ANNE: I trust you'll catch up in the fall.
KRISTINA: Yeah, that's fingers crossed that I will be able to catch up on my TBR.
ANNE: Do you read solely romance, Kristina?
[00:13:24] KRISTINA: I would say about 95% of what I read is romance. I read different subgenres of romance. I will sometimes read sci-fi. I will read historical, like I said I'll read contemporary. And then I'll read rom-com. I think there's a difference between a contemporary romance and a romantic comedy. But then occasionally, I do... I also read historical fiction.
There are a few authors who I really love. I love Sadeqa Johnson, Yellow Wife and House of Eve. Those are two of my favorite books. And then I also do read literary fiction. I love Brit Bennett. Her book, The Mothers, is one of my favorite books of all time. I'm looking forward to reading Harlem Rhapsody by Victoria Christopher Murray, Kin by Tayari Jones. These are books that I bought when they came out, and I'm just waiting for the chance to be able to read them when I meet all of my deadlines. So, yeah, majority of what I read is romance, though.

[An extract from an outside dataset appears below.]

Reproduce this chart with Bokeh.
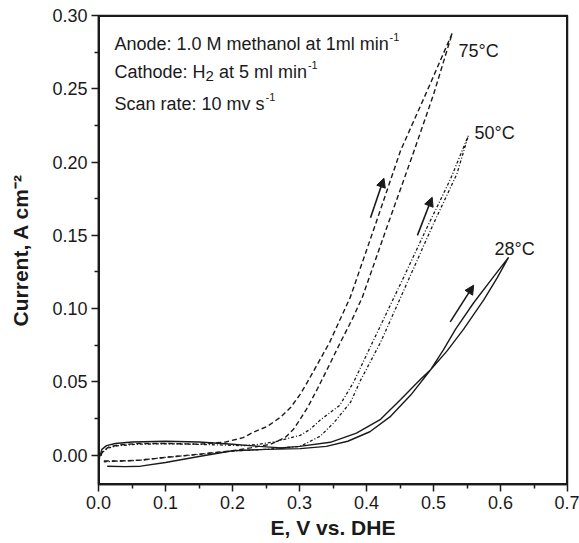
from bokeh.plotting import figure
from bokeh.models import Range1d, FixedTicker, PrintfTickFormatter, Label, Arrow, NormalHead
from bokeh.embed import file_html
from bokeh.resources import INLINE

# ---------------- data ----------------
x_ticks = [0.0, 0.1, 0.2, 0.3, 0.4, 0.5, 0.6, 0.7]
x_tick_labels = ["0.0", "0.1", "0.2", "0.3", "0.4", "0.5", "0.6", "0.7"]
x_minor = [0.05, 0.15, 0.25, 0.35, 0.45, 0.55, 0.65]
y_ticks = [0.0, 0.05, 0.1, 0.15, 0.2, 0.25, 0.3]
y_tick_labels = ["0.00", "0.05", "0.10", "0.15", "0.20", "0.25", "0.30"]
y_minor = [-0.025, 0.025, 0.075, 0.125, 0.175, 0.225, 0.275]

t28_x = [0.013, 0.04, 0.063, 0.10, 0.152, 0.20, 0.25, 0.301, 0.34, 0.372, 0.405, 0.436, 0.466, 0.496,
         0.515, 0.533, 0.560, 0.590, 0.612,
         0.595, 0.575, 0.545, 0.52, 0.496, 0.481, 0.451, 0.421, 0.385, 0.346, 0.30, 0.272,
         0.24, 0.20, 0.15, 0.10, 0.05, 0.025, 0.012, 0.005, 0.002]
t28_y = [-0.0075, -0.0078, -0.0075, -0.005, -0.0007, 0.003, 0.004, 0.0045, 0.006, 0.0095, 0.016, 0.0265, 0.041, 0.0585,
         0.072, 0.086, 0.104, 0.122, 0.135,
         0.121, 0.106, 0.086, 0.071, 0.0585, 0.052, 0.038, 0.0245, 0.015, 0.0088, 0.006, 0.005,
         0.006, 0.0075, 0.009, 0.0095, 0.009, 0.008, 0.0065, 0.004, -0.001]

t50_x = [0.008, 0.03, 0.06, 0.10, 0.15, 0.20, 0.25, 0.301, 0.331, 0.351, 0.376, 0.391, 0.421, 0.463,
         0.50, 0.535, 0.552,
         0.525, 0.49, 0.454, 0.409, 0.381, 0.36, 0.331, 0.316, 0.301, 0.267, 0.24, 0.216, 0.18,
         0.14, 0.10, 0.06, 0.03, 0.015, 0.006, 0.002]
t50_y = [-0.0045, -0.004, -0.0035, -0.0015, 0.0005, 0.0028, 0.004, 0.006, 0.013, 0.022, 0.036, 0.051, 0.077, 0.120,
         0.158, 0.192, 0.218,
         0.188, 0.155, 0.120, 0.077, 0.050, 0.034, 0.024, 0.0177, 0.0135, 0.0095, 0.0075, 0.0065, 0.007,
         0.0075, 0.0078, 0.0075, 0.0065, 0.005, 0.002, -0.002]

t75_x = [0.008, 0.03, 0.06, 0.10, 0.15, 0.20, 0.227, 0.257, 0.279, 0.291, 0.301, 0.312, 0.327, 0.345,
         0.36, 0.38, 0.394, 0.43, 0.469, 0.50, 0.528,
         0.49, 0.451, 0.413, 0.376, 0.345, 0.312, 0.301, 0.287, 0.272, 0.252, 0.231, 0.216, 0.19,
         0.15, 0.10, 0.06, 0.03, 0.015, 0.006, 0.002]
t75_y = [-0.004, -0.004, -0.0035, -0.0015, 0.0007, 0.003, 0.005, 0.0075, 0.0122, 0.0177, 0.0245, 0.0325, 0.0455, 0.062,
         0.076, 0.094, 0.108, 0.155, 0.205, 0.246, 0.288,
         0.248, 0.208, 0.157, 0.108, 0.077, 0.050, 0.0415, 0.0327, 0.026, 0.0197, 0.0156, 0.012, 0.009,
         0.0075, 0.008, 0.008, 0.007, 0.0055, 0.0025, -0.002]

# scan-direction arrows (start x, start y, end x, end y)
arrow_x0 = [0.406, 0.476, 0.525]
arrow_y0 = [0.162, 0.150, 0.091]
arrow_x1 = [0.426, 0.498, 0.560]
arrow_y1 = [0.189, 0.176, 0.116]

temp_labels = ["75°C", "50°C", "28°C"]

# ---------------- layout ----------------
W, H = 579, 543
FL, FR, FT, FB = 98, 567, 15, 484
X0, X1, Y0, Y1 = 0.0, 0.7, -0.02, 0.30
FONT = "Liberation Sans"
INK = "#1a1a1a"


def px_x(px):
    return X0 + (X1 - X0) * (px - FL) / (FR - FL)


def px_y(py):
    return Y1 - (Y1 - Y0) * (py - FT) / (FB - FT)


AR = {' ': 278, 'A': 667, 'C': 722, 'H': 722, 'M': 833, 'S': 667, 'a': 556, 'c': 500, 'd': 556,
      'e': 556, 'h': 556, 'i': 222, 'l': 222, 'm': 833, 'n': 556, 'o': 556, 'r': 333, 's': 500,
      't': 278, 'v': 500, ':': 278, '.': 278, '-': 333, ',': 278}


def tw(s, size, table=AR):
    return sum(table.get(c, 556) for c in s) / 1000.0 * size


p = figure(frame_width=FR - FL, frame_height=FB - FT, x_range=Range1d(X0, X1), y_range=Range1d(Y0, Y1),
           output_backend="svg", toolbar_location=None,
           min_border_left=FL, min_border_right=W - FR, min_border_top=FT, min_border_bottom=H - FB)
p.xgrid.visible = False
p.ygrid.visible = False
p.background_fill_color = "white"
p.border_fill_color = None
p.outline_line_color = INK
p.outline_line_width = 1.5

for ax in (p.xaxis[0], p.yaxis[0]):
    ax.axis_line_color = INK
    ax.axis_line_width = 1.5
    ax.major_tick_line_color = INK
    ax.major_tick_line_width = 1.5
    ax.minor_tick_line_color = INK
    ax.minor_tick_line_width = 1.5
    ax.major_tick_out = 7
    ax.major_tick_in = 0
    ax.minor_tick_out = 4
    ax.minor_tick_in = 0
    ax.major_label_text_font = FONT
    ax.major_label_text_font_size = "18px"
    ax.major_label_text_color = INK
    ax.axis_label_text_font = FONT
    ax.axis_label_text_font_size = "21px"
    ax.axis_label_text_font_style = "bold"
    ax.axis_label_text_color = INK

p.xaxis.ticker = FixedTicker(ticks=x_ticks, minor_ticks=x_minor)
p.xaxis.formatter = PrintfTickFormatter(format="%.1f")
p.xaxis.major_label_overrides = {t: l for t, l in zip(x_ticks, x_tick_labels)}
p.xaxis.major_label_standoff = 4
p.xaxis.axis_label = "E, V vs. DHE"
p.xaxis.axis_label_standoff = 4
p.yaxis.ticker = FixedTicker(ticks=y_ticks, minor_ticks=y_minor)
p.yaxis.formatter = PrintfTickFormatter(format="%.2f")
p.yaxis.major_label_overrides = {t: l for t, l in zip(y_ticks, y_tick_labels)}
p.yaxis.major_label_standoff = 4
p.yaxis.axis_label = "Current, A cm\u207b\u00b2"
p.yaxis.axis_label_standoff = 17

# box round the plotting area (drawn on the range limits)
p.quad(left=[X0], right=[X1], bottom=[Y0], top=[Y1], fill_color=None, line_color=INK, line_width=3)

# curves
p.line(t28_x, t28_y, line_color=INK, line_width=1.4)
p.line(t50_x, t50_y, line_color=INK, line_width=1.3, line_dash="3 2 1 2")
p.line(t75_x, t75_y, line_color=INK, line_width=1.4, line_dash="5 3")

for i in range(3):
    p.add_layout(Arrow(x_start=arrow_x0[i], y_start=arrow_y0[i], x_end=arrow_x1[i], y_end=arrow_y1[i],
                       line_color=INK, line_width=1.6,
                       end=NormalHead(size=9, fill_color=INK, line_color=INK, line_width=1)))


def lab(x, y, text, size, **kw):
    p.add_layout(Label(x=x, y=y, text=text, text_font=FONT, text_font_size=f"{size}px",
                       text_color=INK, text_baseline=kw.pop("baseline", "alphabetic"),
                       text_align=kw.pop("align", "left"), **kw))


# temperature labels
for t, (lx, ly) in zip(temp_labels, [(458, 50), (474, 132), (494, 248)]):
    lab(px_x(lx), px_y(ly), t, 18)

# conditions text
TX = 114
s1 = "Anode: 1.0 M methanol at 1ml min"
lab(px_x(TX), px_y(43), s1, 18)
lab(px_x(TX + tw(s1, 18) + 1), px_y(36), "-1", 11)

s2a = "Cathode: H"
s2b = "at 5 ml min"
lab(px_x(TX), px_y(71), s2a, 18)
xb = TX + tw(s2a, 18)
lab(px_x(xb), px_y(75), "2", 15)
xc = xb + 15 * 0.556 + tw(" ", 18)
lab(px_x(xc), px_y(71), s2b, 18)
lab(px_x(xc + tw(s2b, 18) + 1), px_y(64), "-1", 11)

s3 = "Scan rate: 10 mv s"
lab(px_x(TX), px_y(103), s3, 18)
lab(px_x(TX + tw(s3, 18) + 1), px_y(96), "-1", 11)

open("out.html", "w").write(file_html(p, INLINE))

ANNE: Well, you said nothing holds your attention like a romance.
KRISTINA: Yeah, yeah.
[00:14:23] ANNE: Which may speak to what your personal reading does for you. I'd love to hear more about what reading means to you or what role it fills in your life, whatever direction you want to take that.
KRISTINA: A question that I feel like I get asked a lot or that authors get asked a lot is like, "What are your favorite hobbies?" And the only one I can ever really say is reading. And it always, I'm like, "Oh, does that sound boring because I'm an author? Of course, I'm going to say reading." But it really is my number one hobby.
When I am not reading a good book, I feel off, and I don't know if you feel this way, too, because I know that you read a lot, or if the people listening feel that way. But if too many weeks have gone by where I haven't read a book, and this sometimes happens when I'm on deadline, I'm just so locked in that I can't immerse myself in the works of someone else, I start to feel really like something isn't right.
[00:15:22] I love reading good books. I love being immersed in other people's art, and reading brings me joy, and it feels like a safe space. And I feel happiest when, of course, things are going well in my personal life, but also when I'm reading a really good book. It makes me excited. It makes me excited about literature. I love seeing how people respond to a book that I've read and really liked too, you know, in the reader community.
I think that reading creates a sense of connection also because I think we tend to be... readers tend to be introverted people. I know. I describe myself as an extroverted introvert. I'm naturally introverted, but I can be extroverted if I need to be. But I think that what brings us all together is that we love to be immersed in the pages of a fictional story or nonfiction if people prefer to read nonfiction. But it really is my favorite hobby. It's what I really love to do in my spare time.
[00:16:31] ANNE: Well, I relate to that. I feel restless when I'm not in the middle of a good book or when I don't have one on deck that I just can't wait to get into. I like to know there's a book, a specific book and story experience waiting for me when I'm ready for it, at all times really. I'm realizing as I listen to you talk about this.
KRISTINA: Yes, yes. I agree with that.
ANNE: Kristina, with your past books being published in February, The Summer Girlfriend coming out in June is a change, I'm thinking that's maybe not a coincidence.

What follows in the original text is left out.